Personal information
- Nickname: The Acrobat
- Born: 3 March 1990 (age 36) Valence, France
- Height: 1.70 m (5 ft 7 in)
- Weight: 67 kg (148 lb)
- Website: www.squashclubvalence.free.fr

Sport
- Country: France
- Turned pro: 2009
- Retired: Active
- Racquet used: Tecnifibre Carboflex X-Speed 130

Men's singles
- Highest ranking: No. 11 (March 2022)
- Current ranking: No. 18 (14 July 2025)
- Title: 9
- Tour final: 11
- World Open: Rnd 3

Medal record
Men's squash
Representing France
The World Games
| Silver medal – second place | 2017 Wroclaw | Singles |
| Silver medal – second place | 2022 Birmingham | Singles |
World Team Championships
| Bronze medal – third place | 2013 Mulhouse | Team |
| Bronze medal – third place | 2019 Washington D.C. | Team |
| Bronze medal – third place | 2023 Tauranga | Team |
| Bronze medal – third place | 2024 Hong Kong | Team |
European Team Championships
| Silver medal – second place | 2022 Eindhoven | Team |
| Silver medal – second place | 2023 Helsinki | Team |
| Silver medal – second place | 2024 Uster | Team |
| Silver medal – second place | 2025 Wrocław | Team |
| Bronze medal – third place | 2026 Amsterdam | Team |

= Grégoire Marche =

French squash player

Grégoire Marche (born 3 March 1990) is a professional squash player who represents France. He reached a career-high world ranking of World No. 11 in March 2022.

== Career ==
Marche won the silver medal at the 2017 World Games in the Squash competition. He also won the silver medal in this event at the 2022 World Games.

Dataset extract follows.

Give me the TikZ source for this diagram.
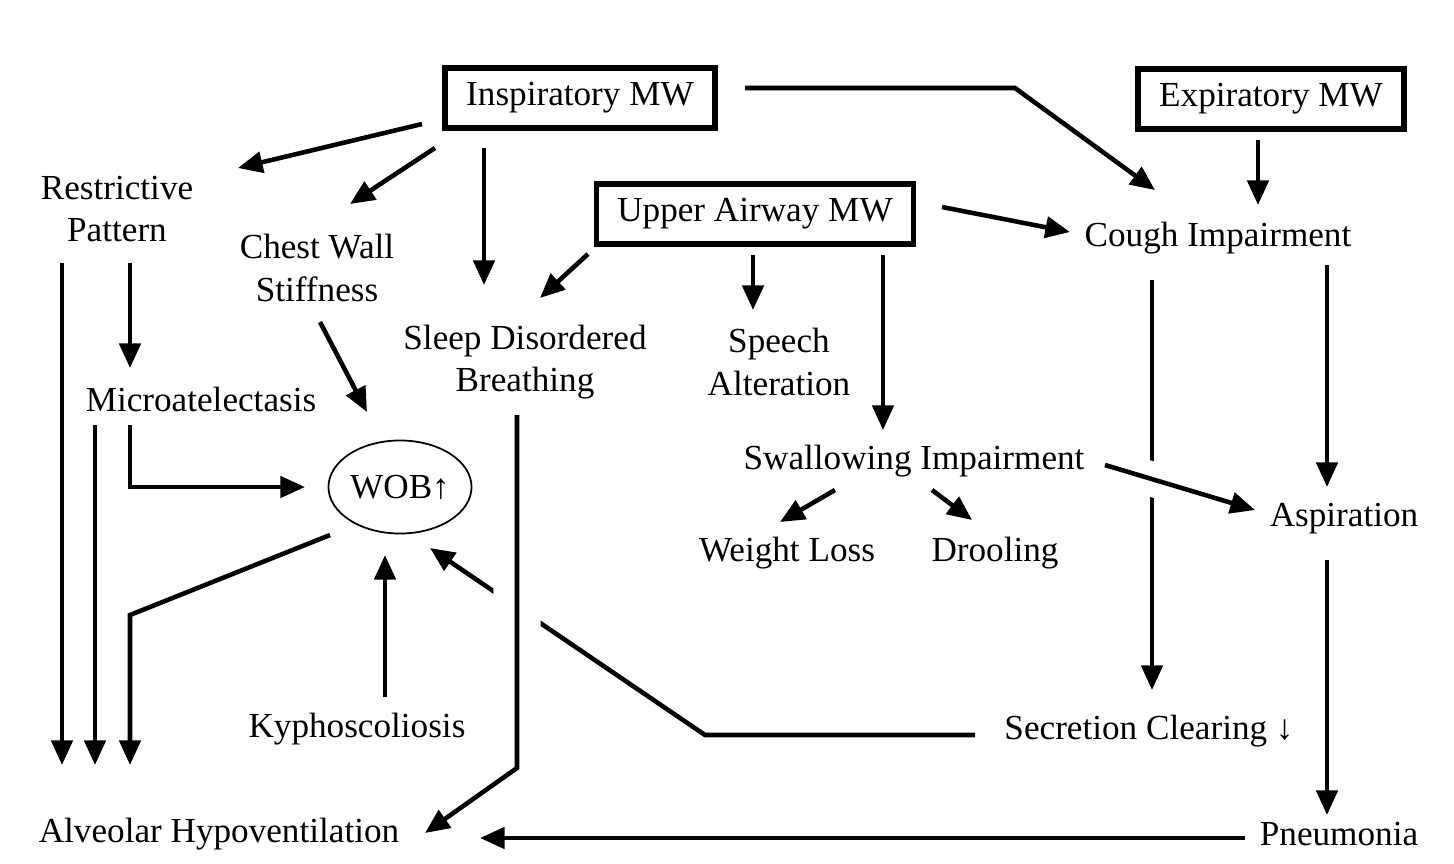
\documentclass[tikz,border=0pt]{standalone}
\usepackage{fontspec}
\setmainfont{Liberation Serif}
\usetikzlibrary{arrows.meta,calc,shapes.geometric}

\begin{document}
\begin{tikzpicture}
            [x=0.01cm,y=-0.01cm,
             every node/.style={font=\fontsize{10}{12}\selectfont,align=center,inner sep=1pt},
             mw/.style={draw,line width=1.5pt,minimum height=0.6cm,inner xsep=6pt},
             link/.style={line width=1.3pt,-{Triangle[length=7pt,width=6pt]}},
             plain/.style={line width=1.3pt}]

            \useasboundingbox (0,0) rectangle (1454,863);

            % muscle weakness boxes
            \node[mw,minimum width=2.65cm] (insp) at (580,98) {Inspiratory MW};
            \node[mw,minimum width=2.58cm] (expi) at (1271,99) {Expiratory MW};
            \node[mw,minimum width=3.15cm] (upper) at (755,214) {Upper Airway MW};

            \node (restr) at (117,209) {Restrictive\\Pattern};
            \node (chest) at (317,268) {Chest Wall\\Stiffness};
            \node (sleep) at (525,362) {Sleep Disordered\\Breathing};
            \node (speech) at (779,362) {Speech\\Alteration};
            \node (micro) at (201,399) {Microatelectasis};
            \node (cough) at (1218,238) {Cough Impairment};
            \node (swallow) at (914,461) {Swallowing Impairment};
            \node (weight) at (787,553) {Weight Loss};
            \node (drool) at (995,553) {Drooling};
            \node (aspir) at (1344,519) {Aspiration};
            \node[draw,ellipse,line width=0.5pt,minimum width=1.43cm,minimum height=0.93cm,inner sep=0] (wob) at (400,487) {WOB↑};
            \node (kypho) at (357,729) {Kyphoscoliosis};
            \node (secret) at (1149,731) {Secretion Clearing ↓};
            \node (alv) at (219,834) {Alveolar Hypoventilation};
            \node (pneu) at (1339,834) {Pneumonia};

            % crossing lines first
            \draw[link] ($(secret)+(-174,4)$) -- ($(secret)+(-444,4)$) -- ($(wob)+(30,61)$);
            \draw[link,preaction={draw=white,line width=0.47cm,arrows=-}] ($(sleep)+(-8,53)$) -- ($(sleep)+(-8,406)$) -- ($(alv)+(206,-1)$);
            \draw[link] ($(cough)+(-66,42)$) -- ($(secret)+(3,-41)$);
            \draw[link,preaction={draw=white,line width=0.35cm,arrows=-}] ($(swallow)+(191,4)$) -- ($(aspir)+(-89,-9)$);

            \draw[link] ($(insp)+(-158,26)$) -- ($(restr)+(121,-41)$);
            \draw[link] ($(insp)+(-145,50)$) -- ($(chest)+(33,-64)$);
            \draw[link] ($(insp)+(-96,50)$) -- ($(sleep)+(-41,-77)$);
            \draw[link] ($(insp)+(165,-10)$) -- ($(insp)+(435,-10)$) -- ($(cough)+(-63,-48)$);
            \draw[link] ($(expi)+(-13,41)$) -- ($(cough)+(40,-33)$);
            \draw[link] ($(upper)+(-167,40)$) -- ($(sleep)+(15,-64)$);
            \draw[link] ($(upper)+(-2,41)$) -- ($(speech)+(-26,-52)$);
            \draw[link] ($(upper)+(128,41)$) -- ($(swallow)+(-31,-31)$);
            \draw[link] ($(upper)+(187,-7)$) -- ($(cough)+(-148,-6)$);
            \draw[link] ($(restr)+(-55,54)$) -- ($(alv)+(-157,-69)$);
            \draw[link] ($(restr)+(13,54)$) -- ($(micro)+(-71,-31)$);
            \draw[link] ($(micro)+(-106,26)$) -- ($(alv)+(-124,-69)$);
            \draw[link] ($(micro)+(-71,26)$) |- ($(wob)+(-95,0)$);
            \draw[link] ($(chest)+(3,54)$) -- ($(wob)+(-33,-75)$);
            \draw[link] ($(wob)+(-70,48)$) -- ($(alv)+(-89,-219)$) -- ($(alv)+(-89,-69)$);
            \draw[link] ($(kypho)+(28,-32)$) -- ($(wob)+(-15,68)$);
            \draw[link] ($(pneu)+(-94,4)$) -- ($(alv)+(261,4)$);
            \draw[link] ($(cough)+(109,27)$) -- ($(aspir)+(-17,-32)$);
            \draw[link] ($(aspir)+(-17,41)$) -- ($(pneu)+(-12,-19)$);
            \draw[link] ($(swallow)+(-79,29)$) -- ($(weight)+(-7,-31)$);
            \draw[link] ($(swallow)+(18,29)$) -- ($(drool)+(-23,-33)$);
          \end{tikzpicture}
\end{document}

In December 2023, Marche won a bronze medal with France, at the 2023 Men's World Team Squash Championships in New Zealand.

After losing to fellow Frenchman Lucas Serme at the 2024 PSA Men's World Squash Championship in May, he won another bronze medal with France, at the 2024 Men's World Team Squash Championships in Hong Kong.

In May 2026 he won a bronze medal at the 2026 European Team Championships in Amsterdam.